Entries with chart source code
· · ·

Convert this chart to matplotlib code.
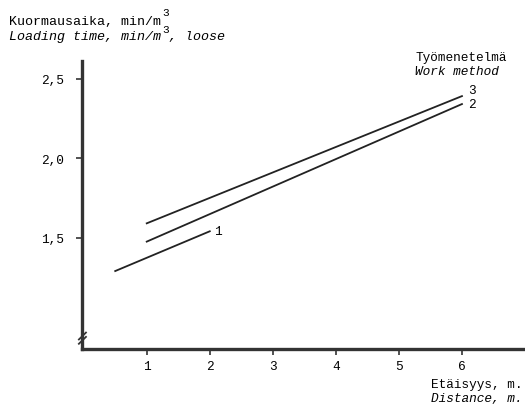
import matplotlib.pyplot as plt

line1_x = [0.5, 2.0]
line1_y = [1.29, 1.54]
line2_x = [1.0, 6.0]
line2_y = [1.475, 2.34]
line3_x = [1.0, 6.0]
line3_y = [1.59, 2.39]
x_ticks = [1, 2, 3, 4, 5, 6]
y_ticks = [1.5, 2.0, 2.5]
y_tick_labels = ['1,5', '2,0', '2,5']

mono = 'Liberation Mono'
fs = 9.2
W, H = 525, 406


def ftext(px, py, s, **kw):
    # place text by pixel position (baseline) on the figure
    fig.text(px / W, 1 - py / H, s, fontfamily=mono, fontsize=kw.pop('size', fs),
             va='baseline', **kw)


fig = plt.figure(figsize=(5.25, 4.06), dpi=100)
ax = fig.add_axes([0.157, 0.138, 0.843, 0.709])

for xs, ys in [(line1_x, line1_y), (line2_x, line2_y), (line3_x, line3_y)]:
    ax.plot(xs, ys, color='#222222', linewidth=1.3)

ax.set_xlim(-0.02, 7.0)
ax.set_ylim(0.80, 2.61)

ax.spines['top'].set_visible(False)
ax.spines['right'].set_visible(False)
for s in ['left', 'bottom']:
    ax.spines[s].set_linewidth(2.4)
    ax.spines[s].set_color('#333333')

ax.set_xticks(x_ticks)
ax.set_xticklabels([str(v) for v in x_ticks], fontfamily=mono, fontsize=fs)
ax.set_yticks(y_ticks)
ax.set_yticklabels(y_tick_labels, fontfamily=mono, fontsize=fs)
ax.tick_params(axis='both', direction='out', length=4, width=1.2,
               color='#333333')
ax.tick_params(axis='x', pad=4)
ax.tick_params(axis='y', pad=9)

# axis break mark
for dy in (0.030, 0.045):
    ax.plot([-0.008, 0.008], [dy - 0.012, dy + 0.012], transform=ax.transAxes,
            color='#333333', linewidth=1.3, clip_on=False)

# line labels
ax.text(6.1, 2.39, '3', fontfamily=mono, fontsize=fs, ha='left', va='bottom')
ax.text(6.1, 2.34, '2', fontfamily=mono, fontsize=fs, ha='left', va='center')
ax.text(2.07, 1.54, '1', fontfamily=mono, fontsize=fs, ha='left', va='center')

# titles (superscript 3 typed between the lines, as on the original)
ftext(9, 25, 'Kuormausaika, min/m', size=9.6)
ftext(162, 16, '3', size=8)
ftext(9, 40, 'Loading time, min/m', size=9.6, style='italic')
ftext(162, 33, '3', size=8)
ftext(169, 40, ', loose', size=9.6, style='italic')
ftext(415, 61, 'Työmenetelmä')
ftext(415, 75, 'Work method', style='italic')
ftext(431, 388, 'Etäisyys, m.')
ftext(431, 402, 'Distance, m.', style='italic')

fig.savefig('out.png', dpi=100)
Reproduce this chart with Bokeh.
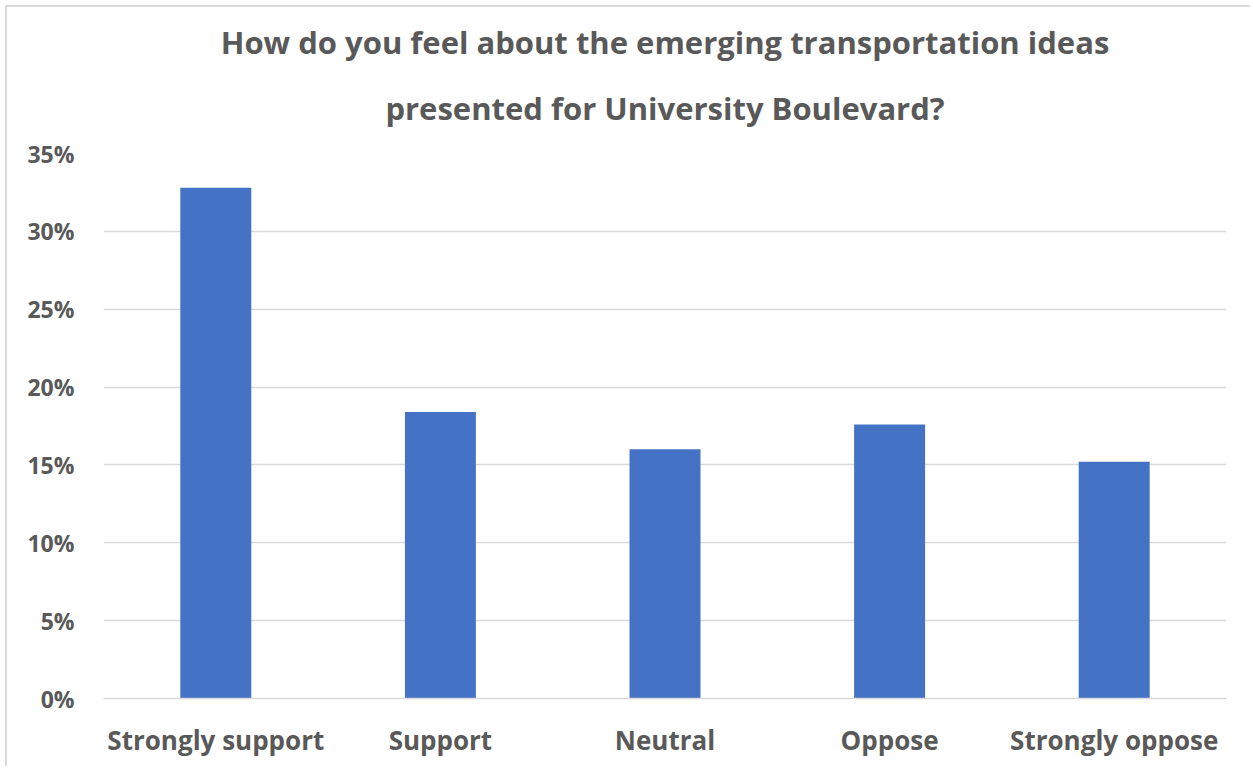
from bokeh.plotting import figure
from bokeh.models import Range1d, NumeralTickFormatter, Title, FixedTicker
from bokeh.embed import file_html
from bokeh.resources import INLINE

categories = ["Strongly support", "Support", "Neutral", "Oppose", "Strongly oppose"]
values = [0.328, 0.184, 0.160, 0.176, 0.152]
y_ticks = [0, 0.05, 0.10, 0.15, 0.20, 0.25, 0.30, 0.35]
title_line1 = "How do you feel about the emerging transportation ideas"
title_line2 = "presented for University Boulevard?"

GRAY = "#595959"
FONT = "Open Sans"

p = figure(
    x_range=categories,
    y_range=Range1d(0, 0.35),
    width=1245, height=761,
    output_backend="svg",
    toolbar_location=None,
    min_border_left=96, min_border_right=26,
    min_border_top=146, min_border_bottom=70,
    margin=(5, 0, 0, 5),
)
p.styles = {"border-left": "2px solid #d9d9d9", "border-top": "2px solid #d9d9d9"}
p.x_range.range_padding = 0

p.vbar(x=categories, top=values, width=0.316, color="#4472C4", line_color=None)

p.outline_line_color = None
p.xgrid.grid_line_color = None
p.ygrid.grid_line_color = "#d9d9d9"
p.ygrid.grid_line_width = 1.5
p.yaxis.ticker = FixedTicker(ticks=y_ticks)
p.yaxis.formatter = NumeralTickFormatter(format="0%")

for ax in (p.xaxis, p.yaxis):
    ax.axis_line_color = None
    ax.major_tick_line_color = None
    ax.minor_tick_line_color = None
    ax.major_label_text_font = FONT
    ax.major_label_text_font_style = "bold"
    ax.major_label_text_color = GRAY
p.yaxis.major_label_text_font_size = "23px"
p.xaxis.major_label_text_font_size = "26px"
p.xaxis.axis_line_color = "#d9d9d9"
p.xaxis.axis_line_width = 1.5
p.xaxis.major_label_standoff = 17
p.yaxis.major_label_standoff = 23

t2 = Title(text=title_line2, align="center", text_font=FONT, text_font_style="bold",
           text_font_size="31px", text_color=GRAY, standoff=50)
t1 = Title(text=title_line1, align="center", text_font=FONT, text_font_style="bold",
           text_font_size="31px", text_color=GRAY, standoff=-6)
p.add_layout(t2, "above")
p.add_layout(t1, "above")

open("out.html", "w").write(file_html(p, INLINE))
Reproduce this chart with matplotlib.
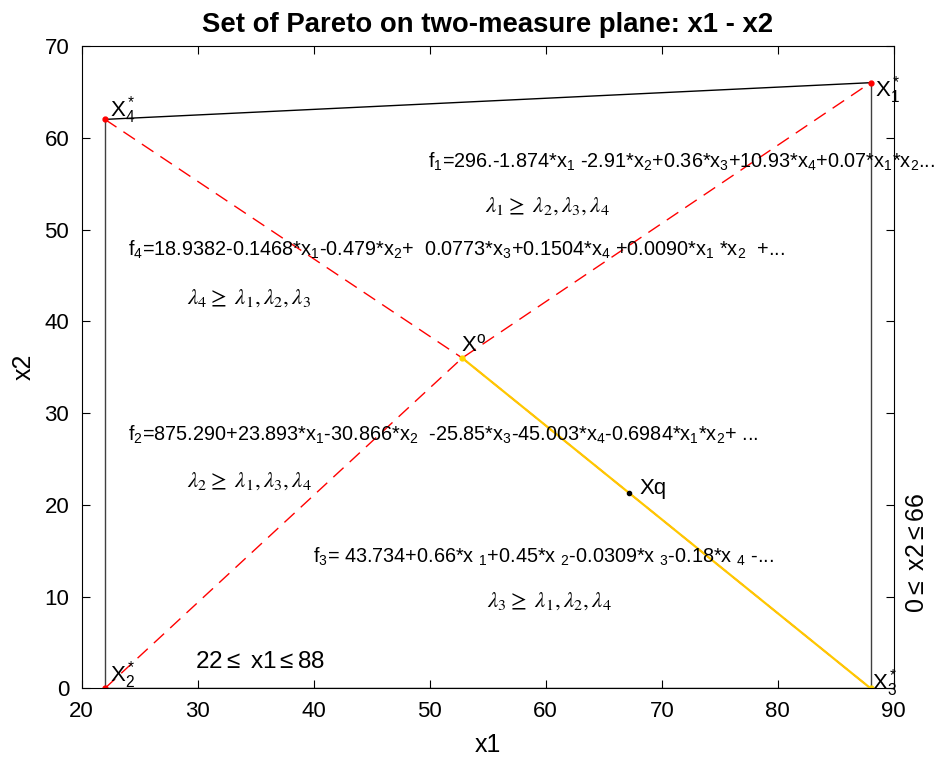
import matplotlib
matplotlib.use("Agg")
from matplotlib import pyplot as plt

plt.rcParams['font.family'] = ['Liberation Sans', 'DejaVu Sans']
plt.rcParams['mathtext.fontset'] = 'custom'
plt.rcParams['mathtext.rm'] = 'Liberation Sans'
plt.rcParams['mathtext.it'] = 'Liberation Sans'
plt.rcParams['mathtext.sf'] = 'Liberation Sans'

# corner points of the Pareto set and special points
x_star = [88, 22, 88, 22]      # X1*, X2*, X3*, X4*
y_star = [66, 0, 0, 62]
x_o, y_o = 52.8, 36.0          # X°
x_q, y_q = 67.2, 21.3          # Xq

x_ticks = [20, 30, 40, 50, 60, 70, 80, 90]
y_ticks = [0, 10, 20, 30, 40, 50, 60, 70]

f_texts = [
    r"f$_1$=296.-1.874*x$_1$ -2.91*x$_2$+0.36*x$_3$+10.93*x$_4$+0.07*x$_1$*x$_2$...",
    r"f$_4$=18.9382-0.1468*x$_1$-0.479*x$_2$+  0.0773*x$_3$+0.1504*x$_4$ +0.0090*x$_1$ *x$_2$  +...",
    r"f$_2$=875.290+23.893*x$_1$-30.866*x$_2$  -25.85*x$_3$-45.003*x$_4$-0.6984*x$_1$*x$_2$+ ...",
    r"f$_3$= 43.734+0.66*x $_1$+0.45*x $_2$-0.0309*x $_3$-0.18*x $_4$ -...",
]
f_pos = [(49.85, 57.4), (24.0, 47.8), (24.0, 27.6), (39.9, 14.3)]

lam_texts = [
    r"$\lambda_1\geq\ \lambda_2,\lambda_3,\lambda_4$",
    r"$\lambda_4\geq\ \lambda_1,\lambda_2,\lambda_3$",
    r"$\lambda_2\geq\ \lambda_1,\lambda_3,\lambda_4$",
    r"$\lambda_3\geq\ \lambda_1,\lambda_2,\lambda_4$",
]
lam_pos = [(54.8, 52.6), (29.1, 42.6), (29.1, 22.7), (54.9, 9.6)]

fig = plt.figure(figsize=(9.35, 7.6), dpi=100)
ax = fig.add_axes([0.0874, 0.0943, 0.8685, 0.8452])

# boundary of the set
ax.plot([x_star[1], x_star[3]], [y_star[1], y_star[3]], color="#404040", lw=1)
ax.plot([x_star[0], x_star[2]], [y_star[0], y_star[2]], color="#404040", lw=1)
ax.plot([x_star[3], x_star[0]], [y_star[3], y_star[0]], color="black", lw=1)
ax.plot([x_star[1], x_star[2]], [y_star[1], y_star[2]], color="black", lw=1)

# dashed red lines through X°
ax.plot([x_star[1], x_o, x_star[0]], [y_star[1], y_o, y_star[0]], color="red", lw=1, dashes=(10, 6))
ax.plot([x_star[3], x_o, x_star[2]], [y_star[3], y_o, y_star[2]], color="red", lw=1, dashes=(10, 6))
ax.plot([x_o, x_star[2]], [y_o, y_star[2]], color="#FFC800", lw=1.6)

ax.plot([x_star[0], x_star[1], x_star[3]], [y_star[0], y_star[1], y_star[3]], "o", color="red", ms=3.5)
ax.plot([x_o, x_star[2]], [y_o, y_star[2]], "o", color="#FFD700", ms=3.5)
ax.plot([x_q], [y_q], "o", color="black", ms=3)

# point labels
ax.text(88.4, 65.2, r"X$_1^*$", fontsize=16, va="center")
ax.text(22.4, 1.5, r"X$_2^*$", fontsize=16, va="center")
ax.text(88.1, 0.6, r"X$_3^*$", fontsize=16, va="center")
ax.text(22.4, 63.0, r"X$_4^*$", fontsize=16, va="center")
ax.text(52.7, 37.4, r"X$^{\mathrm{o}}$", fontsize=16, va="center")
ax.text(68.1, 21.8, "Xq", fontsize=16, va="center")

for t, (px, py) in zip(f_texts, f_pos):
    ax.text(px, py, t, fontsize=14.3, va="center", clip_on=False)
for t, (px, py) in zip(lam_texts, lam_pos):
    ax.text(px, py, t, fontsize=16.5, va="center", math_fontfamily="stix")

ax.text(29.8, 2.9, r"22$\leq$ x1$\leq$88", fontsize=17.5, va="center")
ax.text(92.0, 14.8, r"0$\leq$ x2$\leq$66", fontsize=18, va="center", ha="center",
        rotation=90, clip_on=False)

ax.set_xlim(20, 90)
ax.set_ylim(0, 70)
ax.set_xticks(x_ticks)
ax.set_yticks(y_ticks)
ax.tick_params(direction="in", top=True, right=True, labelsize=16, length=6, pad=9)
for s in ax.spines.values():
    s.set_linewidth(0.8)
ax.set_xlabel("x1", fontsize=18, labelpad=8)
ax.set_ylabel("x2", fontsize=18, labelpad=6)
ax.set_title("Set of Pareto on two-measure plane: x1 - x2", fontsize=19.8,
             fontweight="bold", pad=10)

fig.savefig("out.png", dpi=100)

· · ·

# [WHAT TO WORK ON]
Leave out the pictures and transcribe exactly the lines from the one containing "Reproduce this chart with matplotlib." through the one containing "plt.rcParams['mathtext.sf'] = 'Liberation".

# [TASK RESULT]
Reproduce this chart with matplotlib.
import matplotlib
matplotlib.use("Agg")
from matplotlib import pyplot as plt

plt.rcParams['font.family'] = ['Liberation Sans', 'DejaVu Sans']
plt.rcParams['mathtext.fontset'] = 'custom'
plt.rcParams['mathtext.rm'] = 'Liberation Sans'
plt.rcParams['mathtext.it'] = 'Liberation Sans'
plt.rcParams['mathtext.sf'] = 'Liberation Sans'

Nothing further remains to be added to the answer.